= DO THIS =
Restate each of the lines below word for word and drop every picture.

= RECORDED DATA =
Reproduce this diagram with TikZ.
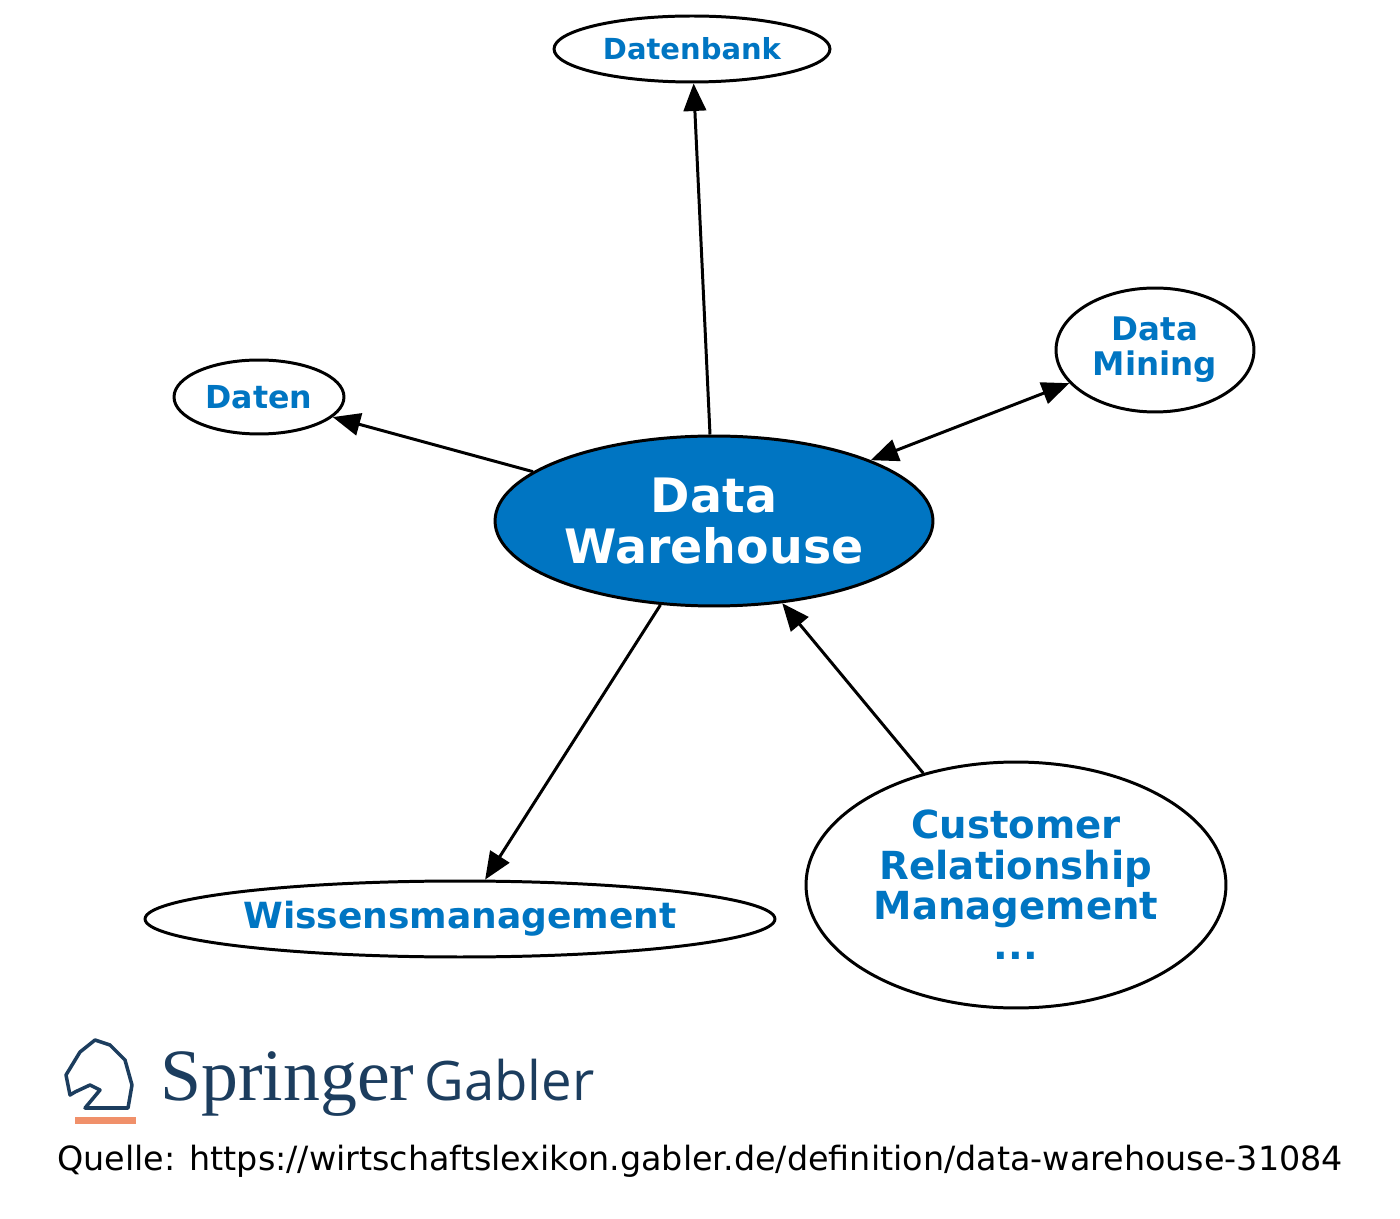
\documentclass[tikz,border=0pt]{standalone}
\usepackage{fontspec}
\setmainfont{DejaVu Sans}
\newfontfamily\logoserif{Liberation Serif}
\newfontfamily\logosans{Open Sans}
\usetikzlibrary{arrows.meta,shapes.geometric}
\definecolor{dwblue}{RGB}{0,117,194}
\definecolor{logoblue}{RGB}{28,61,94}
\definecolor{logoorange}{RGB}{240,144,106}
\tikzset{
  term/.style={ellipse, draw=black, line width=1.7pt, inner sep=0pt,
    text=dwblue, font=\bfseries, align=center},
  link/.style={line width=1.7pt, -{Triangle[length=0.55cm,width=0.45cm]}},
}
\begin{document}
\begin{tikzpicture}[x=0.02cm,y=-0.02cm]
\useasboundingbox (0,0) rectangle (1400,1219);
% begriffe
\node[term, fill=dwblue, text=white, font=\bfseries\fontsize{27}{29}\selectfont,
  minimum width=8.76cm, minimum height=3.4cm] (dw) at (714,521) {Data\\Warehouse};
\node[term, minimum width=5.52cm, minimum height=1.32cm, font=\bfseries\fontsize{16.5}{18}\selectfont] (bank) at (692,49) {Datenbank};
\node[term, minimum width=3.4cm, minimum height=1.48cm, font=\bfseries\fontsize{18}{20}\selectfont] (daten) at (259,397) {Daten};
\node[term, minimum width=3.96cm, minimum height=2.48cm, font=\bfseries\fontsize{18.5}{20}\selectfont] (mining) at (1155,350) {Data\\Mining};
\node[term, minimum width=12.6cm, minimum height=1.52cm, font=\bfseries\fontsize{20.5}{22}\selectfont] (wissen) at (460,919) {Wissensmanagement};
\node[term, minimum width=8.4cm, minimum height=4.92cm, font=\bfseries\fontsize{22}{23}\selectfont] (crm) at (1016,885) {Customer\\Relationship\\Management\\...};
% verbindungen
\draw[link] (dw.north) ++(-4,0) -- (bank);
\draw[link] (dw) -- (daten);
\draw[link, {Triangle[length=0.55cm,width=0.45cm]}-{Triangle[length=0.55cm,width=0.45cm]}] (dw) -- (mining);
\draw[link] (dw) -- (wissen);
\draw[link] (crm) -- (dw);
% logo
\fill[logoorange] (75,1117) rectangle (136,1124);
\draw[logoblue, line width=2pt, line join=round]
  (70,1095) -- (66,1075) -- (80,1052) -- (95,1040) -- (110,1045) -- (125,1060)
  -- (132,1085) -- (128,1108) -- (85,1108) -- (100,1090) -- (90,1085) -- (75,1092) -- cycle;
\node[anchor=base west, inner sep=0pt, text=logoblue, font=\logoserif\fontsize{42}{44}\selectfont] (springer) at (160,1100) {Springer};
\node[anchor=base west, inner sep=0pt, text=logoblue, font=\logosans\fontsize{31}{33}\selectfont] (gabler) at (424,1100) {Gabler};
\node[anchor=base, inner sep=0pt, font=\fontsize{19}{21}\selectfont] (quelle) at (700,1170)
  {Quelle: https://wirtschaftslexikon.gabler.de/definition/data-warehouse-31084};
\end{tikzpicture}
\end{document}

= RESULT =
Reproduce this diagram with TikZ.
\documentclass[tikz,border=0pt]{standalone}
\usepackage{fontspec}
\setmainfont{DejaVu Sans}
\newfontfamily\logoserif{Liberation Serif}
\newfontfamily\logosans{Open Sans}
\usetikzlibrary{arrows.meta,shapes.geometric}
\definecolor{dwblue}{RGB}{0,117,194}
\definecolor{logoblue}{RGB}{28,61,94}
\definecolor{logoorange}{RGB}{240,144,106}
\tikzset{
  term/.style={ellipse, draw=black, line width=1.7pt, inner sep=0pt,
    text=dwblue, font=\bfseries, align=center},
  link/.style={line width=1.7pt, -{Triangle[length=0.55cm,width=0.45cm]}},
}
\begin{document}
\begin{tikzpicture}[x=0.02cm,y=-0.02cm]
\useasboundingbox (0,0) rectangle (1400,1219);
% begriffe
\node[term, fill=dwblue, text=white, font=\bfseries\fontsize{27}{29}\selectfont,
  minimum width=8.76cm, minimum height=3.4cm] (dw) at (714,521) {Data\\Warehouse};
\node[term, minimum width=5.52cm, minimum height=1.32cm, font=\bfseries\fontsize{16.5}{18}\selectfont] (bank) at (692,49) {Datenbank};
\node[term, minimum width=3.4cm, minimum height=1.48cm, font=\bfseries\fontsize{18}{20}\selectfont] (daten) at (259,397) {Daten};
\node[term, minimum width=3.96cm, minimum height=2.48cm, font=\bfseries\fontsize{18.5}{20}\selectfont] (mining) at (1155,350) {Data\\Mining};
\node[term, minimum width=12.6cm, minimum height=1.52cm, font=\bfseries\fontsize{20.5}{22}\selectfont] (wissen) at (460,919) {Wissensmanagement};
\node[term, minimum width=8.4cm, minimum height=4.92cm, font=\bfseries\fontsize{22}{23}\selectfont] (crm) at (1016,885) {Customer\\Relationship\\Management\\...};
% verbindungen
\draw[link] (dw.north) ++(-4,0) -- (bank);
\draw[link] (dw) -- (daten);
\draw[link, {Triangle[length=0.55cm,width=0.45cm]}-{Triangle[length=0.55cm,width=0.45cm]}] (dw) -- (mining);
\draw[link] (dw) -- (wissen);
\draw[link] (crm) -- (dw);
% logo
\fill[logoorange] (75,1117) rectangle (136,1124);
\draw[logoblue, line width=2pt, line join=round]
  (70,1095) -- (66,1075) -- (80,1052) -- (95,1040) -- (110,1045) -- (125,1060)
  -- (132,1085) -- (128,1108) -- (85,1108) -- (100,1090) -- (90,1085) -- (75,1092) -- cycle;
\node[anchor=base west, inner sep=0pt, text=logoblue, font=\logoserif\fontsize{42}{44}\selectfont] (springer) at (160,1100) {Springer};
\node[anchor=base west, inner sep=0pt, text=logoblue, font=\logosans\fontsize{31}{33}\selectfont] (gabler) at (424,1100) {Gabler};
\node[anchor=base, inner sep=0pt, font=\fontsize{19}{21}\selectfont] (quelle) at (700,1170)
  {Quelle: https://wirtschaftslexikon.gabler.de/definition/data-warehouse-31084};
\end{tikzpicture}
\end{document}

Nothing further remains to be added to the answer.